Geog 316 journal - Coastal salt marsh gradients

When you study geography in California you inevitably come across the Sierra Nevada transect. The typical graphic will show the elevation gradient from west to east and the associated tree species often delimited by elevation. It's a great driving reference as the changes in tree types occur at a scale that may be otherwise imperceptible on foot.

So when Liam drew the example of a salinity gradient in a salt marsh I was captivated. Apparently plant communities in a salt marsh will vary depending upon how much salt is in the soil. From salty to fresh, plant communities will create a continuum of mud flat to salt marsh to sedges to cattails. I take the ferry to Larkspur whose landing is flanked on the north by some pretty good examples at Corte Madera Marsh.

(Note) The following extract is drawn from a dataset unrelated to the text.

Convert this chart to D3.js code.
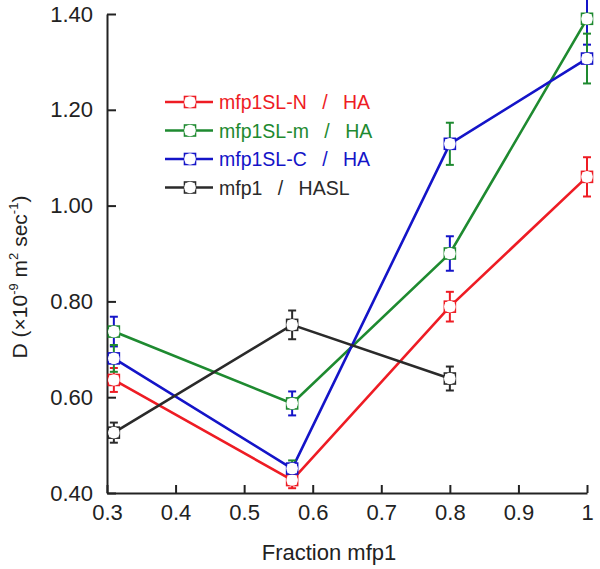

The great thing about a salt marsh is that the gradients happen at a smaller ecological scale and you can actually see to whole mosaic with advantage of some elevation.

I biked over and I have to say the patterns were not readily apparent. I was still in that Sierra Nevada mindset - I was thinking elevationally. The plant communities were not falling out that way though, the mosaic was more a complicated patchwork. I moved on. On my ride home I pass another little piece of salt marsh along Corte Madera creek. This one is far smaller but the gradient was immediately recognizable. The salinity barriers were being driven by the drainage network in the marsh. The meandering streams had banks of taller sedges, while the interior areas furthest from the streams (more dessication, more salt) had the salt marsh community (pickleweed and chordgrass).

I've stopped at this marsh to breathe in the relief that nature brings hundreds of times, but this time I saw it differently. Now I like it even more.